==== Material ====

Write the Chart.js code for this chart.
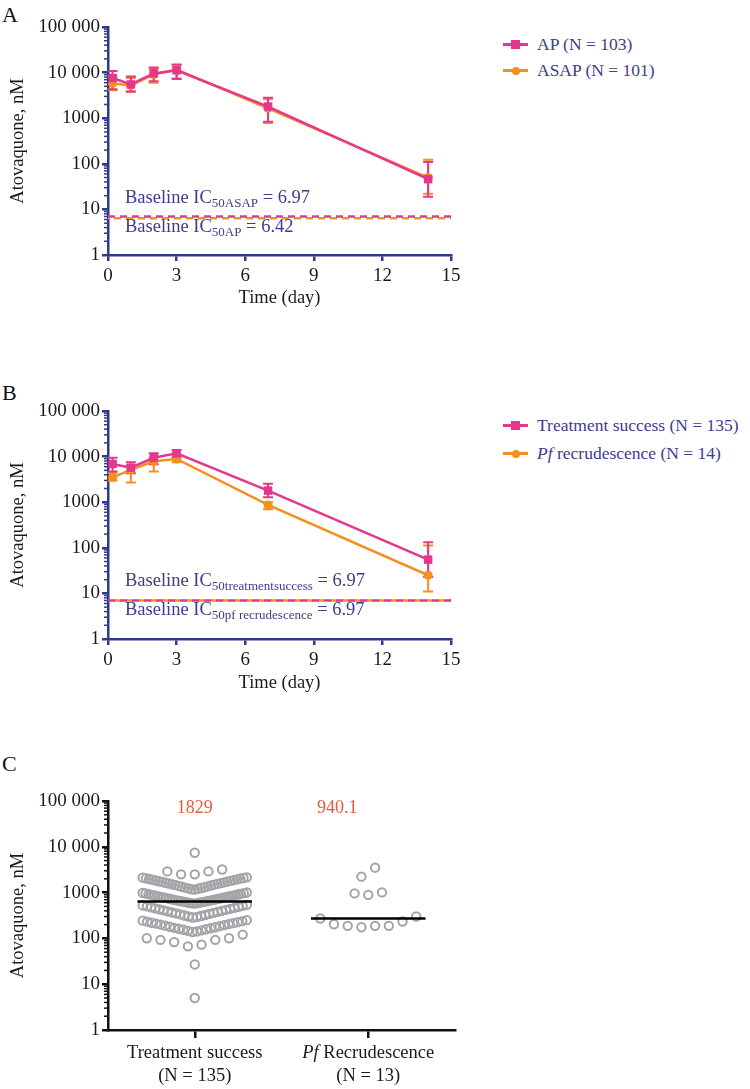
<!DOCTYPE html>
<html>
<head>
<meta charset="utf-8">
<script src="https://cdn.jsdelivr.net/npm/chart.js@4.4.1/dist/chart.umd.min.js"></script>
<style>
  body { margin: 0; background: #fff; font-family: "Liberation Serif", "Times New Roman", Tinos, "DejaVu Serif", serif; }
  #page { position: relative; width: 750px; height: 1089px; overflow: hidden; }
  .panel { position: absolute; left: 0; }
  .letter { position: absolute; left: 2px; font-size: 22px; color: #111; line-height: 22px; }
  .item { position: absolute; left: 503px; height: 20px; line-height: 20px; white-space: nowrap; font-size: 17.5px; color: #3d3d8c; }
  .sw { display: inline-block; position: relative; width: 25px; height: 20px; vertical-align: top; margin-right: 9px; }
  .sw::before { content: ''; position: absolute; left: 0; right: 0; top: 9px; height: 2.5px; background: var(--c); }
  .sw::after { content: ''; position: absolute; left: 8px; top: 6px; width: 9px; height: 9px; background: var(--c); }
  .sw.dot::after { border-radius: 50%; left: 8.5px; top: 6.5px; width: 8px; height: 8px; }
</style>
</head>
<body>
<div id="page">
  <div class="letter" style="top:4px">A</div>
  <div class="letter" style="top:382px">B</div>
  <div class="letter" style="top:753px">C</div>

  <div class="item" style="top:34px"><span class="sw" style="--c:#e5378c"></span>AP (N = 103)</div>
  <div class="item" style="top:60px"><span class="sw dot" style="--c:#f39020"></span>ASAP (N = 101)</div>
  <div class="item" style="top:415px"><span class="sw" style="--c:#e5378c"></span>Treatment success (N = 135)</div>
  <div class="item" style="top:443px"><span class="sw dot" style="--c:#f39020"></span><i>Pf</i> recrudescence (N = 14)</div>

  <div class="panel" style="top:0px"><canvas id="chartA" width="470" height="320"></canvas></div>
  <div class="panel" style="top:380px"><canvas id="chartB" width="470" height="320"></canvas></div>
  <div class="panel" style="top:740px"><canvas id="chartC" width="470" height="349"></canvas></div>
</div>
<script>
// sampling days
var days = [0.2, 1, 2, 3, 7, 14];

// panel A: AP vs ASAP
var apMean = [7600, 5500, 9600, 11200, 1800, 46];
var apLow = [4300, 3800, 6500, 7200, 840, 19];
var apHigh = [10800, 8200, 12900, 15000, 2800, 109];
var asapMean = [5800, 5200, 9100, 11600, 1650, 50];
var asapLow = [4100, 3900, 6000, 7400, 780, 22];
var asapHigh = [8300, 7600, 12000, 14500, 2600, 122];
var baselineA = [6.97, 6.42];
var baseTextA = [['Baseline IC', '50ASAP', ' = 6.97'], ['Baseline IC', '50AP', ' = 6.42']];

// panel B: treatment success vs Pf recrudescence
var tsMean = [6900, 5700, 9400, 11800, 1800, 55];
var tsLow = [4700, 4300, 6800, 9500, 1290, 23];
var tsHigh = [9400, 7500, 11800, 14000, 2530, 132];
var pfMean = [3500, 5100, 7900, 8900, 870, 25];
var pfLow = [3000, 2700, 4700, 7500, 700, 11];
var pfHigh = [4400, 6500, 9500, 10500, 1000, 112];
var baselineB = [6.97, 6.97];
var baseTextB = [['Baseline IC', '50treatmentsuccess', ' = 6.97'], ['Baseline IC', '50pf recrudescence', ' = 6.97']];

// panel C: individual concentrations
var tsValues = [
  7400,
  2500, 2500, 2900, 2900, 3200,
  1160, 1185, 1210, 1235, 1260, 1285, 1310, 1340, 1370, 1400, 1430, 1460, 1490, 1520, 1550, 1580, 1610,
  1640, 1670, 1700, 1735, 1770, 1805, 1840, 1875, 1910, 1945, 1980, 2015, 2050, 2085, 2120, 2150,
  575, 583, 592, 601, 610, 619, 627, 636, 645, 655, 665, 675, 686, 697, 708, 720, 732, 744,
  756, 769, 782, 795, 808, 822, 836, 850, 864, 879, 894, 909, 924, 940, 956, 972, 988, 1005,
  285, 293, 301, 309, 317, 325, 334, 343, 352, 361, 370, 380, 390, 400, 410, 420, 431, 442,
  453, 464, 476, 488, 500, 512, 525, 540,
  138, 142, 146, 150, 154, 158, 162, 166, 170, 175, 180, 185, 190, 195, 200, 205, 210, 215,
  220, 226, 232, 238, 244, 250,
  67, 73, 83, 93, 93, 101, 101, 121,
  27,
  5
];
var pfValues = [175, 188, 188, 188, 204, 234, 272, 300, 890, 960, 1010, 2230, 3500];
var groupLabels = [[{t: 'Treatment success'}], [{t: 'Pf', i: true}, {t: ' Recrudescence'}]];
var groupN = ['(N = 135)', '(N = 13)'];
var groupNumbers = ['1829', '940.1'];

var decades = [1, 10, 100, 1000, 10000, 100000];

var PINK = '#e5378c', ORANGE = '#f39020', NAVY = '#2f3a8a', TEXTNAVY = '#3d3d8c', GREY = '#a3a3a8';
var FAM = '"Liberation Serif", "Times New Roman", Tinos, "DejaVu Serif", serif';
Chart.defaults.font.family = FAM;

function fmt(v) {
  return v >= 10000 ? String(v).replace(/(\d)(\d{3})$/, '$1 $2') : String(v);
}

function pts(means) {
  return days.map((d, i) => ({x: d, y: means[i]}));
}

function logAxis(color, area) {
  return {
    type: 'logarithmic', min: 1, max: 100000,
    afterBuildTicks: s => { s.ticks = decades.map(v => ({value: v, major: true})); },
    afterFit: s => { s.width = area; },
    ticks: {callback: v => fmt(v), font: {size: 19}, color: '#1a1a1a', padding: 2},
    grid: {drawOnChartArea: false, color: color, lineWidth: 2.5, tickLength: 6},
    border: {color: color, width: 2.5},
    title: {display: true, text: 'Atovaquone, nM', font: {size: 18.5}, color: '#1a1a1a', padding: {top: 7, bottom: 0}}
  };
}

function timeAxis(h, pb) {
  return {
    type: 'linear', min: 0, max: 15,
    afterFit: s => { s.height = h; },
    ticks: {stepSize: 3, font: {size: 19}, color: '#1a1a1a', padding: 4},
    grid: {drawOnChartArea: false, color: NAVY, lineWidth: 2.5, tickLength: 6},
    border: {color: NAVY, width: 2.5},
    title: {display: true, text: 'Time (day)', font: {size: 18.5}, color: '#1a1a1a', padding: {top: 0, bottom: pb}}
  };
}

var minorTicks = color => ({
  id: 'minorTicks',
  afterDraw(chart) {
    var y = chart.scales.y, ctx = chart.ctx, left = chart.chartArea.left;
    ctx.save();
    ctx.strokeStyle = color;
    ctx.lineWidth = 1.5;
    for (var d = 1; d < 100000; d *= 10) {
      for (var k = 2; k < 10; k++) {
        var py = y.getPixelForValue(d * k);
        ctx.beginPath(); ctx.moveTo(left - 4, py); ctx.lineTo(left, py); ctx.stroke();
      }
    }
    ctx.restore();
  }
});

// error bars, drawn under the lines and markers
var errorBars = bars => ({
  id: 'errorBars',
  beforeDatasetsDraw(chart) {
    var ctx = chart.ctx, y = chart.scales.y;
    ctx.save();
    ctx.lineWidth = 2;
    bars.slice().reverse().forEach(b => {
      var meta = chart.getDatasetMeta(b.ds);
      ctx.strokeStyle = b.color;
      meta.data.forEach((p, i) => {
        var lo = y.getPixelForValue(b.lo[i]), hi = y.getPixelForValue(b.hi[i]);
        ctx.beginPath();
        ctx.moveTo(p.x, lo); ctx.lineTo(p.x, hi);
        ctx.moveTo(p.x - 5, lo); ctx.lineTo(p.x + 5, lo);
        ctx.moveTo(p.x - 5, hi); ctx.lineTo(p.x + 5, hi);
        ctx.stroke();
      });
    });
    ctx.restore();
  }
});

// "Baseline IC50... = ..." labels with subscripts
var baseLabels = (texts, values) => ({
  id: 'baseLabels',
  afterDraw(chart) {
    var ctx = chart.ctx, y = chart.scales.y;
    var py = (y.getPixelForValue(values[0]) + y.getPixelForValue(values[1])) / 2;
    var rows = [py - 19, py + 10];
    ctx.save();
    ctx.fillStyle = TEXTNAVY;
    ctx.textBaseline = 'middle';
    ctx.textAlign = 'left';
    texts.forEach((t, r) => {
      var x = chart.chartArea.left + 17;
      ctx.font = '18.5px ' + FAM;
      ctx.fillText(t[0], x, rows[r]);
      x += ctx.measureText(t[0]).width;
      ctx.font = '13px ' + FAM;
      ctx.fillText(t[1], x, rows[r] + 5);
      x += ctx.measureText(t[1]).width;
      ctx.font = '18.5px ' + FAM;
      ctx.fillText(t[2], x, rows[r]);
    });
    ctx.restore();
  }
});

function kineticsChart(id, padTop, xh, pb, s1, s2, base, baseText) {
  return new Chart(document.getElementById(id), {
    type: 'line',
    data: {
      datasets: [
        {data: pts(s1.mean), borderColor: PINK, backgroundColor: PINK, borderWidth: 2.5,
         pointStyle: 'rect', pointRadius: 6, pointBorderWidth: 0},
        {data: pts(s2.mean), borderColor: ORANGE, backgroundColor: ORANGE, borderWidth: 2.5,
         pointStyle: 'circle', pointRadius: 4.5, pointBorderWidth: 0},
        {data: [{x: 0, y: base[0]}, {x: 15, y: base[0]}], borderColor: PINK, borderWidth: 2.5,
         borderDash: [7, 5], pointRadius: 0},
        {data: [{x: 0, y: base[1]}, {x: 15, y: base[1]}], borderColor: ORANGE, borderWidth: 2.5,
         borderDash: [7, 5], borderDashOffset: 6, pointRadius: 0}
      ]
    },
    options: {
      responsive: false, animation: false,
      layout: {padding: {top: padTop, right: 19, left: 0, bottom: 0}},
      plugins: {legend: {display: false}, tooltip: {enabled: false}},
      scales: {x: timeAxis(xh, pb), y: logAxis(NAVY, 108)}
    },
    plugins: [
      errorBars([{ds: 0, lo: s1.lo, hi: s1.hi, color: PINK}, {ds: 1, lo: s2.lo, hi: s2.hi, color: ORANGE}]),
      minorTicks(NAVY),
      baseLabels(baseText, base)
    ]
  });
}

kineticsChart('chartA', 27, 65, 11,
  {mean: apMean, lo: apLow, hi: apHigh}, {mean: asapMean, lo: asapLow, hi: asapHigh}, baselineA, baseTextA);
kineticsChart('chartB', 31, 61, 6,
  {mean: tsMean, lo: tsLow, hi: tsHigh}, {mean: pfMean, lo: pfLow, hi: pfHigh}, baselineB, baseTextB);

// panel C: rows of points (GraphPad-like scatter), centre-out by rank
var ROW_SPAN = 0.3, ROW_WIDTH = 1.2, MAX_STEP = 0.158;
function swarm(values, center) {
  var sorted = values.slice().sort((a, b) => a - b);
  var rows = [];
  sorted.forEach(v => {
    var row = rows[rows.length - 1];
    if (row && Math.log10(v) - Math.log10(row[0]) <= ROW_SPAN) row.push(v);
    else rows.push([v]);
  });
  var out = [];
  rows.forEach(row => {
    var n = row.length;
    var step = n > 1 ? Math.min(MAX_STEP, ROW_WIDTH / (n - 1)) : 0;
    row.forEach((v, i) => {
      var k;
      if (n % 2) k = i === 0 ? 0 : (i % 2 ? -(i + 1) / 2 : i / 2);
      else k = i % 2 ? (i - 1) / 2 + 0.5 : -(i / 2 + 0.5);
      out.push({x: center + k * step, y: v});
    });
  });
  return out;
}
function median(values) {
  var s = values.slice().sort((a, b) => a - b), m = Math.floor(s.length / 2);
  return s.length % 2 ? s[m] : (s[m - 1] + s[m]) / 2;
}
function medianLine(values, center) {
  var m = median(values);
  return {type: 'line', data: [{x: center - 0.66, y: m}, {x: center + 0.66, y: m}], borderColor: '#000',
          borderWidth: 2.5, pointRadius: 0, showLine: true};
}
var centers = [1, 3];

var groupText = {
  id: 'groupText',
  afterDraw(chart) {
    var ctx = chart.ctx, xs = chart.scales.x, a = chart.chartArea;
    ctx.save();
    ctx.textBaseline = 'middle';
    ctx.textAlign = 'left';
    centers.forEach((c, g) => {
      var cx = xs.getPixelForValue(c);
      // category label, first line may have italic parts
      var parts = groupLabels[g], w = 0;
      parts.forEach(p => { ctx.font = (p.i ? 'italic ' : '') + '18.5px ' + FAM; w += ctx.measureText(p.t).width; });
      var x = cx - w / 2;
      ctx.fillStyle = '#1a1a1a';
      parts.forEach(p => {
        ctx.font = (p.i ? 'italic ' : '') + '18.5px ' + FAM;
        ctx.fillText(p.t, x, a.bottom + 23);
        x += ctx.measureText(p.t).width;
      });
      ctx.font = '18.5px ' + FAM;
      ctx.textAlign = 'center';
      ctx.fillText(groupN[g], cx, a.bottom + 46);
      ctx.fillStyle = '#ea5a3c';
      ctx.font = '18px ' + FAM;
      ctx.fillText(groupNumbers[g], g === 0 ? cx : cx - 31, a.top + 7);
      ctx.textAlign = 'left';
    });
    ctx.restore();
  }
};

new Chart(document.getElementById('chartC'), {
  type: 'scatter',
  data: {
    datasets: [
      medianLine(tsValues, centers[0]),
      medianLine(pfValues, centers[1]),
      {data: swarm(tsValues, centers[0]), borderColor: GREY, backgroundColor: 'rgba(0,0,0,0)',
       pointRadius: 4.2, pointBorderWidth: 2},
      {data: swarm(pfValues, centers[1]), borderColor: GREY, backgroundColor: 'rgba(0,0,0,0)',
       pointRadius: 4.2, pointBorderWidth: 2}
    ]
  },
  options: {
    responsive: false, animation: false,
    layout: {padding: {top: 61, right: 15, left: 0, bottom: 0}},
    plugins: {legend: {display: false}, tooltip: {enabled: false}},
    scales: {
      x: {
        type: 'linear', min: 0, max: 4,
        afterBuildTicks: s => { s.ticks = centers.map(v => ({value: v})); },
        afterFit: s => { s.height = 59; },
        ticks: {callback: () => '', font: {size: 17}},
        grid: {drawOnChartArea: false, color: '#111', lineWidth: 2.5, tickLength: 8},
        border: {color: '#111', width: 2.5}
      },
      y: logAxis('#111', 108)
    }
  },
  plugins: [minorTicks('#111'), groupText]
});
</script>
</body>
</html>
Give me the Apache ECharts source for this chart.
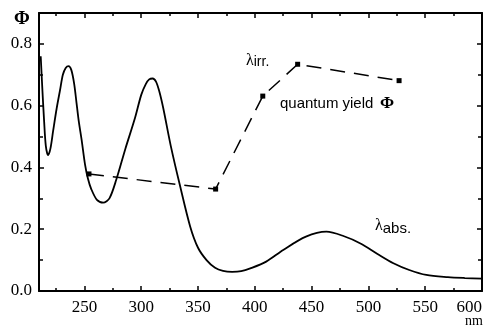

====

**Description of the task**
In the lines above, find each one with "this" and list it.

**The result**
Write the Chart.js code for this chart.
Give me the Apache ECharts source for this chart.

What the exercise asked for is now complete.